4 Implementation and Evaluation

4.1 Cloud Computing Tools and Configuration

As a first step in proving our concept, we created a public cloud computing account at Rackspace, which offers open-source cloud computing [31]. We then created a number of servers equal to the number of fragments that we need, plus one more for the master cloud. Both servers have almost the same configuration. However, the proxy server has different features. Table 2 shows the features of the servers.

Table 2 The configuration details

4.2 Evaluation Method

We evaluate our method by determining the total delay using an analytical model and through modeling. In the evaluation, we concentrate on the total delay (in ms) per user SQL request as the user will receive the whole query result in one response. Our method is compared to two base methods:

  1. (a)

    The first is an Unsecure method in which the DB is stored in one cloud, and there are no efforts to provide confidentiality. Thus, data is stored and communicated in plaintext. We refer to this method as the Unsecure approach.

  2. (b)

    The second method is based on an approach appearing in [15], in which the data is encrypted and stored in one cloud. In that cloud, each column is encrypted using the encryption algorithms that support the desired operation(s). We refer to this approach as the Secure Centralized approach. Our method will be referred to as the Secure Distributed Approach (SDA). Experiments report delays due to communication, crypto processing (encryption/decryption), query processing, proxy delays, and the total delay. We use analytical evaluation and emulation.
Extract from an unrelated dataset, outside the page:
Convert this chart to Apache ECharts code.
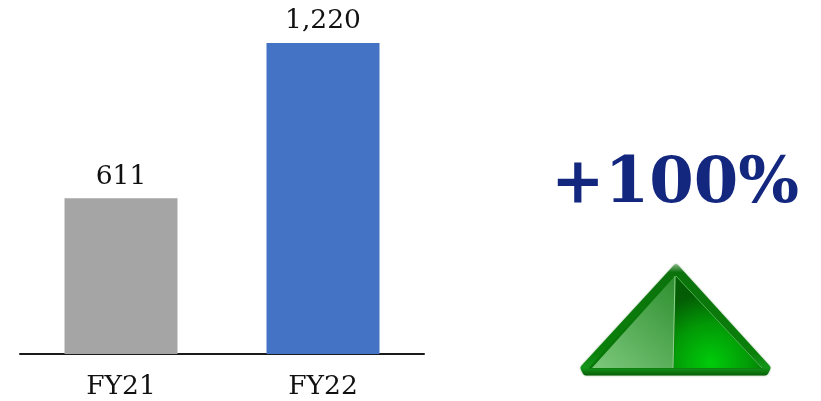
<!DOCTYPE html>
<html><head><meta charset="utf-8">
<style>html,body{margin:0;padding:0;background:#fff}#c{width:821px;height:401px}</style>
<script src="https://cdn.jsdelivr.net/npm/echarts@6/dist/echarts.min.js"></script>
</head><body><div id="c"></div>
<script>
const categories = ['FY21', 'FY22'];
const values = [611, 1220];
const barColors = ['#A5A5A5', '#4472C4'];
const changeLabel = '+100%';
const SERIF = '"DejaVu Serif",serif';
const stops = (pairs) => pairs.map(([offset,color])=>({offset,color}));
const chart = echarts.init(document.getElementById('c'), null, {renderer:'canvas'});
chart.setOption({
  animation:false,
  backgroundColor:'#fff',
  grid:{left:20,right:397,top:43,bottom:47},
  xAxis:{type:'category',data:categories,
    axisLine:{lineStyle:{color:'#1a1a1a',width:2}},axisTick:{show:false},
    axisLabel:{color:'#111',fontFamily:SERIF,fontSize:26.5,margin:20}},
  yAxis:{type:'value',min:0,max:1220,show:false,splitLine:{show:false}},
  series:[{type:'bar',barWidth:113,
    data:values.map((v,i)=>({value:v,itemStyle:{color:barColors[i]}})),
    label:{show:true,position:'top',distance:8,color:'#111',fontFamily:SERIF,fontSize:26.5,
      formatter:p=>p.value.toLocaleString('en-US')}}],
  graphic:[
    {type:'text',left:551,top:153,style:{text:changeLabel,fill:'#13277F',font:'bold 64px '+SERIF}},
    {type:'polygon',z:10,shape:{points:[[676,268],[767,368],[765,372],[586,372],[584,368]]},
      style:{fill:'#0A7A0A',
        stroke:new echarts.graphic.LinearGradient(0,0,0,1,stops([[0,'#7fb07f'],[0.07,'#0c720c'],[0.8,'#0a800a'],[0.93,'#14951a'],[1,'#065f06']])),
        lineWidth:7,lineJoin:'round',shadowBlur:2,shadowColor:'rgba(0,90,0,0.5)'}},
    {type:'polygon',z:11,shape:{points:[[675,276],[673,368],[592,368]]},
      style:{fill:new echarts.graphic.LinearGradient(1,0,0,1,stops([[0,'#2F8F2F'],[1,'#7CC87C']]))}},
    {type:'polygon',z:11,shape:{points:[[676,276],[762,368],[674,368]]},
      style:{fill:new echarts.graphic.RadialGradient(0.42,0.95,0.8,stops([[0,'#00CC0A'],[0.55,'#029A06'],[1,'#045C04']]))}},
    {type:'polyline',z:12,shape:{points:[[675,276],[673,368]]},style:{stroke:'#8fd08f',lineWidth:1,fill:null}},
    {type:'polyline',z:12,shape:{points:[[676,276],[762,368]]},style:{stroke:'#4fb04f',lineWidth:1,fill:null}}
  ]
});
</script></body></html>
When emulation is used, each experiment is repeated a hundred times, and we report the average delays.

4.2.1 Major Steps

  1. (a)

    We first develop an analytical model in which delays are predicted on the basis of various parameters that characterize delays of communication, cryptographic operations, query processing, and proxy delays. To do the evaluation using the developed analytical model, we need a set of experiments to measure the parameters that characterize the costs/delays. For instance, we measure the average delays for sending messages of various sizes. We then perform evaluation using a set of queries for which delays of user queries are predicted using the analytical method.

  2. (b)

    We perform the evaluation using emulation in which we build the proxy, store the encrypted and plaintext relation in the master cloud, as well as store encrypted columns of the relation in various clouds for our method. The same queries are used as for the analytical model, and we measure delays for a set of experiments.

  3. (c)

    Finally, we analyze the results.

4.2.2 Set of Queries

The queries used for evaluation are categorized into three groups as follows:

  1. 1.

    Select statements in which the Where clause contains one simple predicate.

  2. 2.

    Select statements in which the Where clause contains a conjunction of two predicates (connected by the AND Boolean operator).

  3. 3.

    Select statements in which the Where clause contains a conjunction of three predicates (connected by the AND Boolean operator).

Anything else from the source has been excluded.